--- start ---

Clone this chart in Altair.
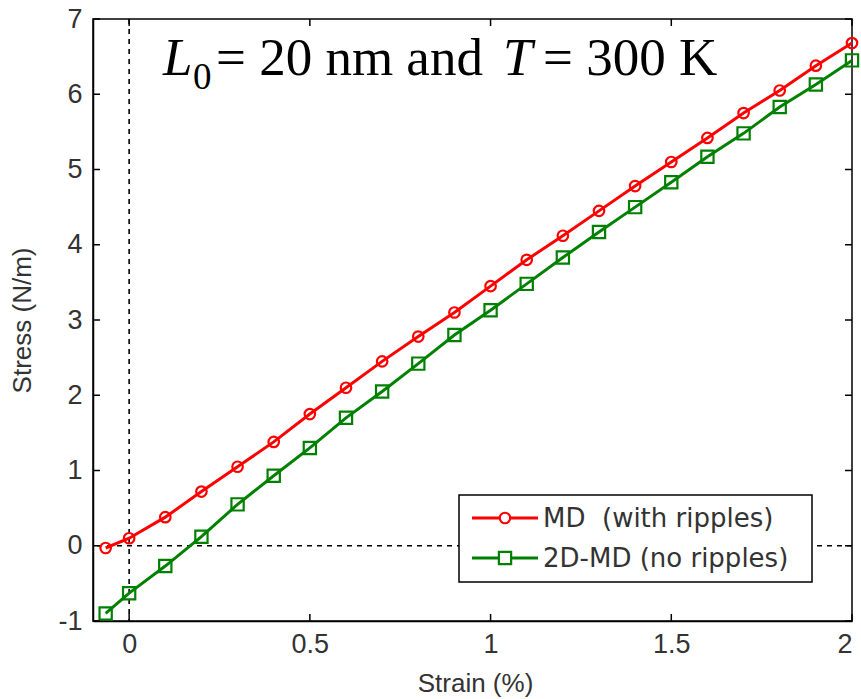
import altair as alt
import pandas as pd

strain = [-0.065, 0.0, 0.1, 0.2, 0.3, 0.4, 0.5, 0.6, 0.7, 0.8, 0.9, 1.0,
          1.1, 1.2, 1.3, 1.4, 1.5, 1.6, 1.7, 1.8, 1.9, 2.0]
stress_md = [-0.03, 0.10, 0.38, 0.72, 1.05, 1.38, 1.75, 2.10, 2.45, 2.78, 3.10, 3.45,
             3.80, 4.12, 4.45, 4.78, 5.10, 5.42, 5.75, 6.05, 6.38, 6.68]
stress_2d = [-0.90, -0.63, -0.27, 0.12, 0.55, 0.93, 1.30, 1.70, 2.05, 2.42, 2.80, 3.13,
             3.48, 3.83, 4.17, 4.50, 4.83, 5.17, 5.48, 5.83, 6.13, 6.45]
series_names = ["MD\u00a0\u00a0(with ripples)", "2D-MD (no ripples)"]
series_colors = ["#ff0000", "#008000"]
series_shapes = ["circle", "square"]
x_ticks = [0, 0.5, 1, 1.5, 2]
y_ticks = [-1, 0, 1, 2, 3, 4, 5, 6, 7]

W, H = 759, 602

df = pd.DataFrame({
    "strain": strain * 2,
    "stress": stress_md + stress_2d,
    "series": [series_names[0]] * len(strain) + [series_names[1]] * len(strain),
})

xs = alt.Scale(domain=[-0.1, 2], nice=False, zero=False)
ys = alt.Scale(domain=[-1, 7], nice=False, zero=False)
cs = alt.Scale(domain=series_names, range=series_colors)
ss = alt.Scale(domain=series_names, range=series_shapes)

AX_FONT = "Liberation Sans"
LBL_COLOR = "#333333"

xaxis = alt.Axis(values=x_ticks, grid=False, ticks=False, tickSize=0, labelPadding=10,
                 labelFontSize=27, labelFont=AX_FONT, labelColor=LBL_COLOR,
                 labelExpr="'' + datum.value",
                 domainColor="black", domainWidth=1.5,
                 title="Strain (%)", titleFontSize=26, titleFont=AX_FONT, titleFontWeight="normal",
                 titleColor=LBL_COLOR, titleX=382, titleY=62, titleBaseline="middle", titleAlign="center")
yaxis = alt.Axis(values=y_ticks, grid=False, ticks=False, tickSize=0, labelPadding=11,
                 labelFontSize=27, labelFont=AX_FONT, labelColor=LBL_COLOR,
                 labelExpr="'' + datum.value",
                 domainColor="black", domainWidth=1.5,
                 title="Stress (N/m)", titleFontSize=26, titleFont=AX_FONT, titleFontWeight="normal",
                 titleColor=LBL_COLOR, titleX=-71, titleY=301, titleAngle=270,
                 titleBaseline="middle", titleAlign="center")

base = alt.Chart(df)

# dashed zero lines
zero_df = pd.DataFrame({"v": [0]})
vline = alt.Chart(zero_df).mark_rule(color="black", strokeWidth=1.6, strokeDash=[5, 5]).encode(
    x=alt.X("v:Q", scale=xs, axis=xaxis))
hline = alt.Chart(zero_df).mark_rule(color="black", strokeWidth=1.6, strokeDash=[5, 5]).encode(
    y=alt.Y("v:Q", scale=ys, axis=yaxis))

lines = base.mark_line(strokeWidth=3).encode(
    x=alt.X("strain:Q", scale=xs),
    y=alt.Y("stress:Q", scale=ys),
    color=alt.Color("series:N", scale=cs, legend=None),
    detail="series:N",
)
pts = base.mark_point(filled=False, strokeWidth=2.2, opacity=1).encode(
    x=alt.X("strain:Q", scale=xs),
    y=alt.Y("stress:Q", scale=ys),
    color=alt.Color("series:N", scale=cs, legend=None),
    shape=alt.Shape("series:N", scale=ss, legend=None),
    size=alt.Size("series:N", scale=alt.Scale(domain=series_names, range=[110, 150]), legend=None),
)

# inward ticks on all four sides
xt = pd.DataFrame({"t": x_ticks})
yt = pd.DataFrame({"t": y_ticks})
TL = 7
tick_style = dict(color="black", strokeWidth=1.5)
xt_bot = alt.Chart(xt).mark_rule(**tick_style).encode(
    x=alt.X("t:Q", scale=xs), y=alt.value(H), y2=alt.value(H - TL))
xt_top = alt.Chart(xt).mark_rule(**tick_style).encode(
    x=alt.X("t:Q", scale=xs), y=alt.value(0), y2=alt.value(TL))
yt_left = alt.Chart(yt).mark_rule(**tick_style).encode(
    y=alt.Y("t:Q", scale=ys), x=alt.value(0), x2=alt.value(TL))
yt_right = alt.Chart(yt).mark_rule(**tick_style).encode(
    y=alt.Y("t:Q", scale=ys), x=alt.value(W), x2=alt.value(W - TL))

# annotation text
one = pd.DataFrame({"a": [0]})
SERIF = "Liberation Serif"
BL = 56
def txt(s, x, y, size, italic=False):
    return alt.Chart(one).mark_text(text=s, font=SERIF, fontSize=size, align="left",
                                    baseline="alphabetic", color="black",
                                    fontStyle="italic" if italic else "normal").encode(
        x=alt.value(x), y=alt.value(y))

ann = [
    txt("L", 163 - 93, BL, 53, True),
    txt("0", 193 - 93, BL + 14, 37),
    txt("= 20 nm and", 216 - 93, BL, 53),
    txt("T", 503 - 93, BL, 53, True),
    txt("= 300 K", 543 - 93, BL, 53),
]

# legend box
leg_x0, leg_x1, leg_y0, leg_y1 = 459 - 93, 812 - 93, 495 - 19, 582 - 19
leg_box = alt.Chart(one).mark_rect(fill="white", stroke="black", strokeWidth=1.5).encode(
    x=alt.value(leg_x0), x2=alt.value(leg_x1), y=alt.value(leg_y0), y2=alt.value(leg_y1))
leg_layers = [leg_box]
row_y = [518 - 19, 558 - 19]
for i in range(2):
    leg_layers.append(alt.Chart(one).mark_rule(color=series_colors[i], strokeWidth=3).encode(
        x=alt.value(472 - 93), x2=alt.value(538 - 93), y=alt.value(row_y[i])))
    leg_layers.append(alt.Chart(one).mark_point(shape=series_shapes[i], filled=False, strokeWidth=2.2,
                                                 color=series_colors[i], size=[110, 150][i], opacity=1,
                                                 fill="white").encode(
        x=alt.value(505 - 93), y=alt.value(row_y[i])))
    leg_layers.append(alt.Chart(one).mark_text(text=series_names[i], font="DejaVu Sans", fontSize=26,
                                                align="left", baseline="middle", color=LBL_COLOR).encode(
        x=alt.value(543 - 93), y=alt.value(row_y[i] + 1)))

chart = alt.layer(
    vline, hline, lines, pts, xt_bot, xt_top, yt_left, yt_right, *ann, *leg_layers
).properties(
    width=W, height=H,
    autosize=alt.AutoSizeParams(type="none"),
    padding={"left": 93, "top": 19, "right": 9, "bottom": 78},
    background="white",
).configure_view(stroke="black", strokeWidth=1.5)

chart.save("out.html", embed_options={"renderer": "svg", "actions": False})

--- end ---

*Exercise directions*
Reproduce the material in full, word for word, and omit the pictures.

*Output of the exercise*
Clone this chart in Altair.
import altair as alt
import pandas as pd

strain = [-0.065, 0.0, 0.1, 0.2, 0.3, 0.4, 0.5, 0.6, 0.7, 0.8, 0.9, 1.0,
          1.1, 1.2, 1.3, 1.4, 1.5, 1.6, 1.7, 1.8, 1.9, 2.0]
stress_md = [-0.03, 0.10, 0.38, 0.72, 1.05, 1.38, 1.75, 2.10, 2.45, 2.78, 3.10, 3.45,
             3.80, 4.12, 4.45, 4.78, 5.10, 5.42, 5.75, 6.05, 6.38, 6.68]
stress_2d = [-0.90, -0.63, -0.27, 0.12, 0.55, 0.93, 1.30, 1.70, 2.05, 2.42, 2.80, 3.13,
             3.48, 3.83, 4.17, 4.50, 4.83, 5.17, 5.48, 5.83, 6.13, 6.45]
series_names = ["MD\u00a0\u00a0(with ripples)", "2D-MD (no ripples)"]
series_colors = ["#ff0000", "#008000"]
series_shapes = ["circle", "square"]
x_ticks = [0, 0.5, 1, 1.5, 2]
y_ticks = [-1, 0, 1, 2, 3, 4, 5, 6, 7]

W, H = 759, 602

df = pd.DataFrame({
    "strain": strain * 2,
    "stress": stress_md + stress_2d,
    "series": [series_names[0]] * len(strain) + [series_names[1]] * len(strain),
})

xs = alt.Scale(domain=[-0.1, 2], nice=False, zero=False)
ys = alt.Scale(domain=[-1, 7], nice=False, zero=False)
cs = alt.Scale(domain=series_names, range=series_colors)
ss = alt.Scale(domain=series_names, range=series_shapes)

AX_FONT = "Liberation Sans"
LBL_COLOR = "#333333"

xaxis = alt.Axis(values=x_ticks, grid=False, ticks=False, tickSize=0, labelPadding=10,
                 labelFontSize=27, labelFont=AX_FONT, labelColor=LBL_COLOR,
                 labelExpr="'' + datum.value",
                 domainColor="black", domainWidth=1.5,
                 title="Strain (%)", titleFontSize=26, titleFont=AX_FONT, titleFontWeight="normal",
                 titleColor=LBL_COLOR, titleX=382, titleY=62, titleBaseline="middle", titleAlign="center")
yaxis = alt.Axis(values=y_ticks, grid=False, ticks=False, tickSize=0, labelPadding=11,
                 labelFontSize=27, labelFont=AX_FONT, labelColor=LBL_COLOR,
                 labelExpr="'' + datum.value",
                 domainColor="black", domainWidth=1.5,
                 title="Stress (N/m)", titleFontSize=26, titleFont=AX_FONT, titleFontWeight="normal",
                 titleColor=LBL_COLOR, titleX=-71, titleY=301, titleAngle=270,
                 titleBaseline="middle", titleAlign="center")

base = alt.Chart(df)

# dashed zero lines
zero_df = pd.DataFrame({"v": [0]})
vline = alt.Chart(zero_df).mark_rule(color="black", strokeWidth=1.6, strokeDash=[5, 5]).encode(
    x=alt.X("v:Q", scale=xs, axis=xaxis))
hline = alt.Chart(zero_df).mark_rule(color="black", strokeWidth=1.6, strokeDash=[5, 5]).encode(
    y=alt.Y("v:Q", scale=ys, axis=yaxis))

lines = base.mark_line(strokeWidth=3).encode(
    x=alt.X("strain:Q", scale=xs),
    y=alt.Y("stress:Q", scale=ys),
    color=alt.Color("series:N", scale=cs, legend=None),
    detail="series:N",
)
pts = base.mark_point(filled=False, strokeWidth=2.2, opacity=1).encode(
    x=alt.X("strain:Q", scale=xs),
    y=alt.Y("stress:Q", scale=ys),
    color=alt.Color("series:N", scale=cs, legend=None),
    shape=alt.Shape("series:N", scale=ss, legend=None),
    size=alt.Size("series:N", scale=alt.Scale(domain=series_names, range=[110, 150]), legend=None),
)

# inward ticks on all four sides
xt = pd.DataFrame({"t": x_ticks})
yt = pd.DataFrame({"t": y_ticks})
TL = 7
tick_style = dict(color="black", strokeWidth=1.5)
xt_bot = alt.Chart(xt).mark_rule(**tick_style).encode(
    x=alt.X("t:Q", scale=xs), y=alt.value(H), y2=alt.value(H - TL))
xt_top = alt.Chart(xt).mark_rule(**tick_style).encode(
    x=alt.X("t:Q", scale=xs), y=alt.value(0), y2=alt.value(TL))
yt_left = alt.Chart(yt).mark_rule(**tick_style).encode(
    y=alt.Y("t:Q", scale=ys), x=alt.value(0), x2=alt.value(TL))
yt_right = alt.Chart(yt).mark_rule(**tick_style).encode(
    y=alt.Y("t:Q", scale=ys), x=alt.value(W), x2=alt.value(W - TL))

# annotation text
one = pd.DataFrame({"a": [0]})
SERIF = "Liberation Serif"
BL = 56
def txt(s, x, y, size, italic=False):
    return alt.Chart(one).mark_text(text=s, font=SERIF, fontSize=size, align="left",
                                    baseline="alphabetic", color="black",
                                    fontStyle="italic" if italic else "normal").encode(
        x=alt.value(x), y=alt.value(y))

ann = [
    txt("L", 163 - 93, BL, 53, True),
    txt("0", 193 - 93, BL + 14, 37),
    txt("= 20 nm and", 216 - 93, BL, 53),
    txt("T", 503 - 93, BL, 53, True),
    txt("= 300 K", 543 - 93, BL, 53),
]

# legend box
leg_x0, leg_x1, leg_y0, leg_y1 = 459 - 93, 812 - 93, 495 - 19, 582 - 19
leg_box = alt.Chart(one).mark_rect(fill="white", stroke="black", strokeWidth=1.5).encode(
    x=alt.value(leg_x0), x2=alt.value(leg_x1), y=alt.value(leg_y0), y2=alt.value(leg_y1))
leg_layers = [leg_box]
row_y = [518 - 19, 558 - 19]
for i in range(2):
    leg_layers.append(alt.Chart(one).mark_rule(color=series_colors[i], strokeWidth=3).encode(
        x=alt.value(472 - 93), x2=alt.value(538 - 93), y=alt.value(row_y[i])))
    leg_layers.append(alt.Chart(one).mark_point(shape=series_shapes[i], filled=False, strokeWidth=2.2,
                                                 color=series_colors[i], size=[110, 150][i], opacity=1,
                                                 fill="white").encode(
        x=alt.value(505 - 93), y=alt.value(row_y[i])))
    leg_layers.append(alt.Chart(one).mark_text(text=series_names[i], font="DejaVu Sans", fontSize=26,
                                                align="left", baseline="middle", color=LBL_COLOR).encode(
        x=alt.value(543 - 93), y=alt.value(row_y[i] + 1)))

chart = alt.layer(
    vline, hline, lines, pts, xt_bot, xt_top, yt_left, yt_right, *ann, *leg_layers
).properties(
    width=W, height=H,
    autosize=alt.AutoSizeParams(type="none"),
    padding={"left": 93, "top": 19, "right": 9, "bottom": 78},
    background="white",
).configure_view(stroke="black", strokeWidth=1.5)

chart.save("out.html", embed_options={"renderer": "svg", "actions": False})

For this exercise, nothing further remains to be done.